Моей главной задачей стал тотальный, почти параноидальный контроль. Я лично внедрял систему приемки, безжалостно отбраковывая каждую деталь, не соответствующую эталону. А ведь мне докладывали, что система контрола Игнатовского внедряется успешно — да ни хрена! Судя по тому, что я вижу, у меня очень плохо с получением реальных сведений, а это обещало перерасти в огромную проблему.
Однажды, устроив публичный разнос начальнику кузнечного цеха, я разбил на его глазах об наковальню бракованную ось.
— Это не придирка, Матвеич, — объяснял я ему. — Это жизнь солдата. Твоя ось не доедет до Азова — пушка не выстрелит. Враг захватит юг. Все просто.
Старик хмуро кивал. Люди понимали. Они видели меня рядом, чумазого от сажи, проверяющего зазоры тем же кронциркулем, что и они, и это действовало лучше любых приказов. Мы были в одной лодке.
А Алексей был в легком шоке. Таким он меня еще не видел. Привык, чот у меня в Игнатовском все отлажено и мне надо только самыми важными вещами заниматься. А тут такой диссонанс.
Работа кипела. Тем не менее, меня не покидало гнетущее чувство неудовлетворенности. Я видел, как мы, напрягая все силы, создаем, по сути, лишь улучшенную версию технологии, известной со времен египетских фараонов. Мы делали лучшие в мире телеги, но это все еще были телеги.
Озарение, как это часто бывает, пришло посреди хаоса. В один из дней, выйдя во двор проконтролировать подвоз угля, я замер. Десяток рабочих, надрываясь и хрипя от натуги, пытались перетащить по раскисшей земле массивную чугунную станину для нового пресса. Лошади, которых они пытались припрячь, вязли в грязи по брюхо, беспомощно взбивая копытами черное месиво. Деревянные катки, подложенные под станину, мгновенно тонули. Работа стояла. Моя первая мысль была чисто менеджерской: нужно больше людей! Или построить временные лебедки… Нет, все не то. Мы тратим энергию впустую. Взгляд зацепился за дымящую трубу кузницы. Вот она, энергия, улетает в небо. А что, если эту энергию, энергию пара, поставить на колеса?

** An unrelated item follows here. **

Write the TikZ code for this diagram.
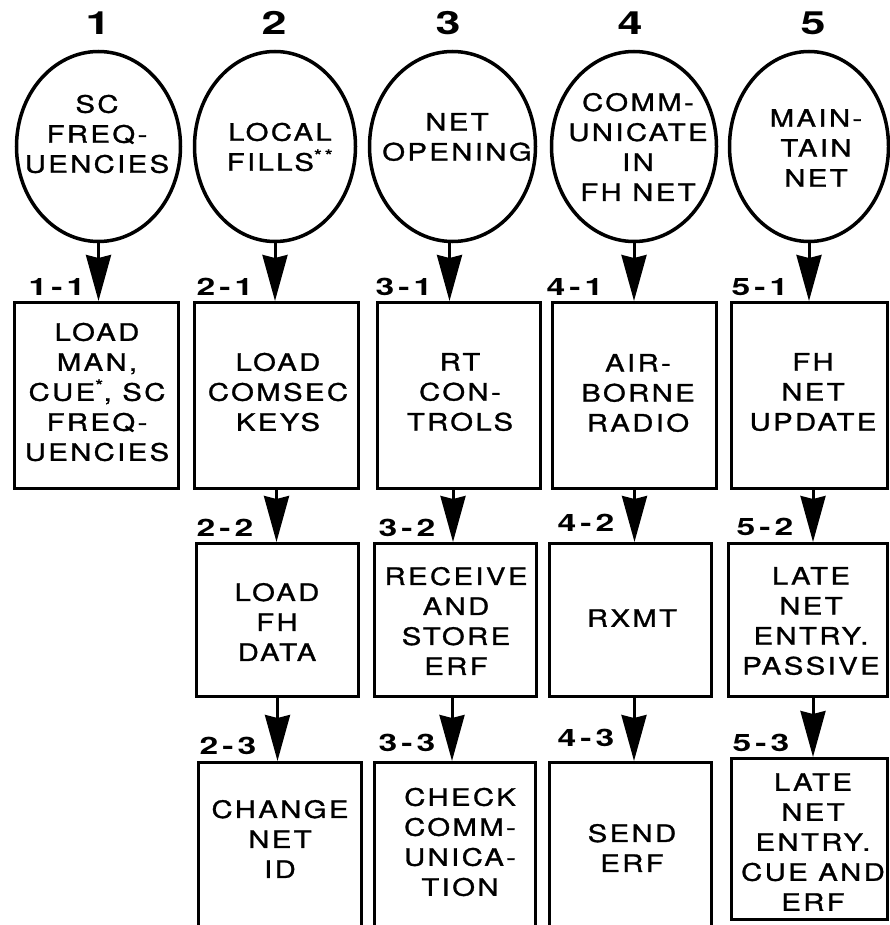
\documentclass[tikz,border=0pt]{standalone}
\usepackage{fontspec}
\setmainfont{TeX Gyre Heros}
\newfontfamily\boxfont[FakeStretch=1.22,LetterSpace=10,FakeBold=1.2]{TeX Gyre Heros}
\newfontfamily\labfont[FakeStretch=1.4]{TeX Gyre Heros}
\usetikzlibrary{shapes.geometric,arrows.meta}
\begin{document}
\begin{tikzpicture}[x=1pt,y=-1pt,
  oval/.style={ellipse, draw, line width=3.5pt, inner sep=0pt},
  box/.style={rectangle, draw, line width=3pt, inner sep=0pt},
  txt/.style={align=center, font=\boxfont\fontsize{24}{30}\selectfont, inner sep=0pt},
  num/.style={font=\labfont\bfseries\fontsize{32}{34}\selectfont, inner sep=0pt},
  lab/.style={font=\labfont\bfseries\fontsize{24}{26}\selectfont, inner sep=0pt},
  flow/.style={line width=3pt, -{Stealth[length=46pt,width=25pt,inset=3pt]}}]
\useasboundingbox (0,0) rectangle (890,925);
\clip (0,0) rectangle (890,925);
% column numbers
\node[num] (n1) at (98,23) {1};
\node[num] (n2) at (274,23) {2};
\node[num] (n3) at (448,23) {3};
\node[num] (n4) at (630,23) {4};
\node[num] (n5) at (813,23) {5};
% ellipses
\node[oval, minimum width=164pt, minimum height=190pt] (e1) at (98.5,146.5) {};
\node[oval, minimum width=161pt, minimum height=190pt] (e2) at (275,146.5) {};
\node[oval, minimum width=166pt, minimum height=190pt] (e3) at (452.5,146.5) {};
\node[oval, minimum width=165pt, minimum height=190pt] (e4) at (634,146.5) {};
\node[oval, minimum width=159pt, minimum height=190pt] (e5) at (809,146.5) {};
\node[txt] (t1) at (97,134) {SC\\FREQ-\\UENCIES};
\node[txt] (t2) at (280,147) {LOCAL\\FILLS\textsuperscript{*\,*}};
\node[txt] (t3) at (457,137) {NET\\OPENING};
\node[txt] (t4) at (638,147) {COMM-\\UNICATE\\IN\\FH NET};
\node[txt] (t5) at (816,148) {MAIN-\\TAIN\\NET};
% row 1 boxes
\node[box, minimum width=164pt, minimum height=186pt] (b11) at (96.5,395.5) {};
\node[box, minimum width=164pt, minimum height=186pt] (b21) at (276.5,395.5) {};
\node[box, minimum width=163pt, minimum height=186pt] (b31) at (459,395.5) {};
\node[box, minimum width=164pt, minimum height=186pt] (b41) at (634.5,395.5) {};
\node[box, minimum width=156pt, minimum height=186pt] (b51) at (809.5,395.5) {};
% row 2 boxes
\node[box, minimum width=162pt, minimum height=153pt] (b22) at (277.5,620) {};
\node[box, minimum width=162pt, minimum height=153pt] (b32) at (455.5,620) {};
\node[box, minimum width=162pt, minimum height=153pt] (b42) at (630.5,620) {};
\node[box, minimum width=159pt, minimum height=153pt] (b52) at (808,620) {};
% row 3 boxes
\node[box, minimum width=163pt, minimum height=181pt] (b23) at (280,853) {};
\node[box, minimum width=161pt, minimum height=181pt] (b33) at (455,853) {};
\node[box, minimum width=162pt, minimum height=181pt] (b43) at (630.5,853) {};
\node[box, minimum width=156pt, minimum height=161pt] (b53) at (809.5,839) {};
% box texts
\node[txt] (u11) at (97,392) {LOAD\\MAN,\\CUE\textsuperscript{*}, SC\\FREQ-\\UENCIES};
\node[txt] (u21) at (278,392) {LOAD\\COMSEC\\KEYS};
\node[txt] (u31) at (460,392) {RT\\CON-\\TROLS};
\node[txt] (u41) at (638,393) {AIR-\\BORNE\\RADIO};
\node[txt] (u51) at (813,392) {FH\\NET\\UPDATE};
\node[txt] (u22) at (277,622) {LOAD\\FH\\DATA};
\node[txt] (u32) at (456,621) {RECEIVE\\AND\\STORE\\ERF};
\node[txt] (u42) at (632,618) {RXMT};
\node[txt] (u52) at (811,621) {LATE\\NET\\ENTRY.\\PASSIVE};
\node[txt] (u23) at (280,839) {CHANGE\\NET\\ID};
\node[txt] (u33) at (460,842) {CHECK\\COMM-\\UNICA-\\TION};
\node[txt] (u43) at (632,848) {SEND\\ERF};
\node[txt] (u53) at (813,842) {LATE\\NET\\ENTRY.\\CUE AND\\ERF};
% labels
\node[lab] (l11) at (57,287) {1\,-\,1};
\node[lab] (l21) at (225,287) {2\,-\,1};
\node[lab] (l31) at (404,287) {3\,-\,1};
\node[lab] (l41) at (575,287) {4\,-\,1};
\node[lab] (l51) at (760,287) {5\,-\,1};
\node[lab] (l22) at (225,528) {2\,-\,2};
\node[lab] (l32) at (407,528) {3\,-\,2};
\node[lab] (l42) at (586,523) {4\,-\,2};
\node[lab] (l52) at (765,527) {5\,-\,2};
\node[lab] (l23) at (228,746) {2\,-\,3};
\node[lab] (l33) at (407,743) {3\,-\,3};
\node[lab] (l43) at (586,738) {4\,-\,3};
\node[lab] (l53) at (761,743) {5\,-\,3};
% arrows
\draw[flow] (e1.south) -- (e1.south |- b11.north);
\draw[flow] (e2.south) -- (e2.south |- b21.north);
\draw[flow] ([xshift=-3pt]e3.south) -- ([xshift=-3pt]e3.south |- b31.north);
\draw[flow] (e4.south) -- (e4.south |- b41.north);
\draw[flow] (e5.south) -- (e5.south |- b51.north);
\draw[flow] (b21.south) -- (b21.south |- b22.north);
\draw[flow] ([xshift=-6pt]b31.south) -- ([xshift=-6pt]b31.south |- b32.north);
\draw[flow] (b41.south) -- (b41.south |- b42.north);
\draw[flow] ([xshift=3.5pt]b51.south) -- ([xshift=3.5pt]b51.south |- b52.north);
\draw[flow] (b22.south) -- (b22.south |- b23.north);
\draw[flow] ([xshift=-3.5pt]b32.south) -- ([xshift=-3.5pt]b32.south |- b33.north);
\draw[flow] ([xshift=3.5pt]b42.south) -- ([xshift=3.5pt]b42.south |- b43.north);
\draw[flow] ([xshift=5pt]b52.south) -- ([xshift=5pt]b52.south |- b53.north);
\end{tikzpicture}
\end{document}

Вечером, когда вымотанный до предела Нартов принес мне на утверждение финальные чертежи колесной ступицы, я отодвинул их в сторону.
— Андрей, садись.
Он удивленно посмотрел на меня.
— Петр Алексеич, нам до утра еще двадцать комплектов сдать надо…
— Сядись-садись, — повторил я.
Нартов сел и я указал ему на окно, за которым в свете факелов продолжалась изнурительная возня со станиной. Я указал на рабочих.
— Смотри. Мы создаем идеальные костыли. Мы улучшаем телегу, когда нужно отказаться от лошади вовсе. Это все — полумеры. Мы лечим симптомы, а не болезнь. Каждый раз, когда пойдет дождь, вся Империя будет вставать на колени и молиться, чтобы ее пушки не утонули в грязи. Это не инженерия. Это унижение. Да, решением было бы проложить железную дрогу, но это не одного года дело. Но у меня есть отличный выход.
Я взял чистый лист бумаги и грифель. На глазах у Нартова на бумаге начал рождаться эскиз утилитарного, грубого, почти первобытного монстра: массивная железная рама на четырех огромных, широченных колесах с мощными шипами-грунтозацепами, а в центре — площадка под паровую машину. Цель этой конструкции была в тяге.
— Мы назовем его «Бурлак», — хмыкнув сказал я, не отрываясь от чертежа. — Машина, предназначенная тащить, не ехать. Она сама потащит за собой и пушку, и зарядный ящик.
Нартов сначала загорелся.
— Мысль благая, Петр Алексеич! Мы можем… — он схватил свой грифель, начал прикидывать на бумаге. Но по мере расчетов его лицо мрачнело. Энтузиазм угасал.
— Постойте-ка… — пробормотал он. — Вес котла нашей компаунд-машины… плюс рама… плюс вода и уголь… Да она сама себя не сдвинет! Мы упираемся в предел. Чтобы сдвинуть такую массу, нам нужна машина вдвое мощнее. А это — котел вдвое больше. Замкнутый круг.
Он отложил грифель.
— Петр Алексеич, это не сработает. Наша лучшая компаунд-машина — как якорь. Она весит слишком много и не потащит за собой даже пустой зарядный ящик, не говоря уже о шестидюймовой пушке по грязи. Котел слишком тяжелый, а отдача мощности — слишком мала. Он сам себя не сможет сдвинуть.